Variations and Substitutions
Any change of ingredients or proportions greatly alters the type of martini you're drinking. Some changes can be made, however, before creating a new drink.
Garnishes add a pop of color or visual contrast to martinis, especially since they're, optimally, served in clear and pristine glassware. With such a clean palette, any garnish can affect both the flavor and nose of a martini.
- Use an orange peel instead of a lemon.
- Consider blue cheese stuffed olives for a savory experience.
- Whole berries, such as blueberries, cherries, or raspberries, add color.
- A cucumber garnish also makes for a crisp flavor.
About the Classic Martini
Perhaps the most well-known of any libation, even the martini glass itself is a fairly internationally understood symbol. The lore of the martini includes an origin as an evolution of the Martinez, a cocktail of dry gin, sweet vermouth, maraschino liqueur, and orange bitters, but another bar claims it was their creation, their recipe including gum syrup, orange liqueur, vermouth, and gin.

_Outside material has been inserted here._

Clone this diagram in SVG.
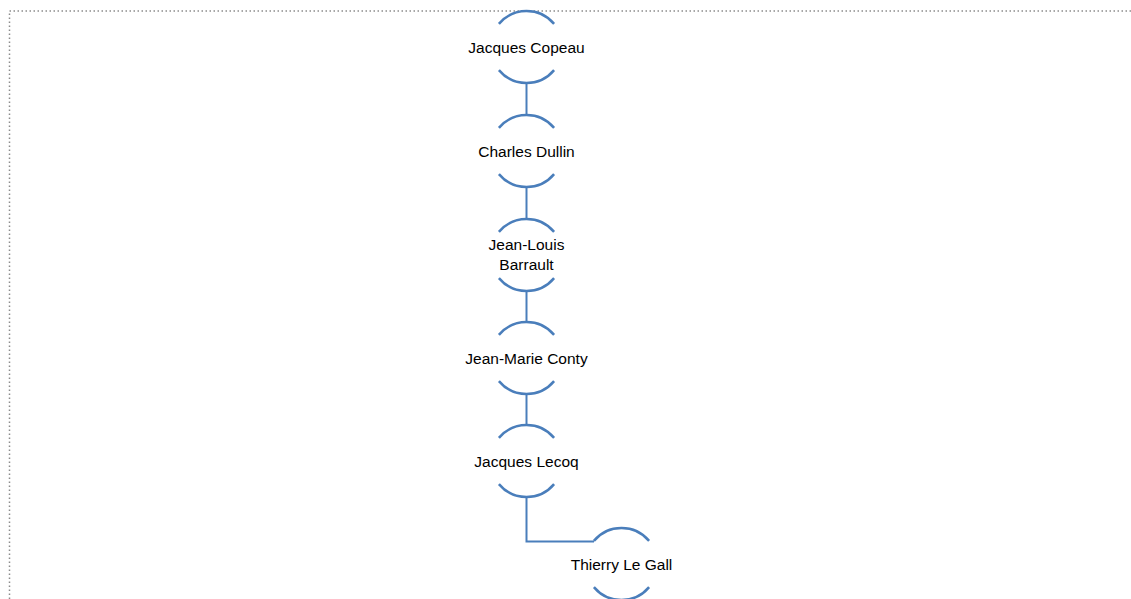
<svg xmlns="http://www.w3.org/2000/svg" width="1131" height="599" viewBox="0 0 1131 599">
<style>
.bg{fill:#fff}
.frame{fill:none;stroke:#8c8c8c;stroke-width:1.5;stroke-dasharray:1.5 2.5}
.arc{fill:none;stroke:#4a7ebb;stroke-width:2.5}
.conn{fill:none;stroke:#4a7ebb;stroke-width:2}
.lbl{font-family:"Liberation Sans",Arial,sans-serif;font-size:15.5px;fill:#000;text-anchor:middle}
</style>
<defs>
<g id="ring">
<path class="arc" d="M -27.6 -23.1 A 36 36 0 0 1 27.6 -23.1"/>
<path class="arc" d="M -27.6 23.1 A 36 36 0 0 0 27.6 23.1"/>
</g>
</defs>
<rect class="bg" x="0" y="0" width="1131" height="599"/>
<rect class="frame" x="9.5" y="11" width="1140" height="620"/>
<g id="connectors">
<line class="conn" x1="526.5" y1="83" x2="526.5" y2="115"/>
<line class="conn" x1="526.5" y1="187" x2="526.5" y2="219"/>
<line class="conn" x1="526.5" y1="291" x2="526.5" y2="322"/>
<line class="conn" x1="526.5" y1="394" x2="526.5" y2="425"/>
<polyline class="conn" points="526.5,497 526.5,541.5 594,541.5"/>
</g>
<g id="node-copeau">
<use href="#ring" x="526.5" y="47"/>
<text class="lbl" x="526.5" y="52.5">Jacques Copeau</text>
</g>
<g id="node-dullin">
<use href="#ring" x="526.5" y="151"/>
<text class="lbl" x="526.5" y="156.5">Charles Dullin</text>
</g>
<g id="node-barrault">
<use href="#ring" x="526.5" y="255"/>
<text class="lbl" x="526.5" y="250">Jean-Louis</text>
<text class="lbl" x="526.5" y="270">Barrault</text>
</g>
<g id="node-conty">
<use href="#ring" x="526.5" y="358"/>
<text class="lbl" x="526.5" y="363.5">Jean-Marie Conty</text>
</g>
<g id="node-lecoq">
<use href="#ring" x="526.5" y="461"/>
<text class="lbl" x="526.5" y="466.5">Jacques Lecoq</text>
</g>
<g id="node-legall">
<use href="#ring" x="621.5" y="564"/>
<text class="lbl" x="621.5" y="569.5">Thierry Le Gall</text>
</g>
</svg>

While the truth may not ever clearly surface, the martini as it's known today began to take hold during Prohibition, as illegal gin was readily available. It fell out of fashion as time went on, but was placed rightfully back into the spotlight following the modern cocktail renaissance.
Stirred... or Shaken
The martini is traditionally stirred, but like the rest of the process, how you achieved a chilled classic martini, whether it's a gin or vodka martini, is a personal preference. You can't bruise the liquor, you can only mistreat it with careless, spilled drops. So steady hands as you garnish and take that first sip of a martini.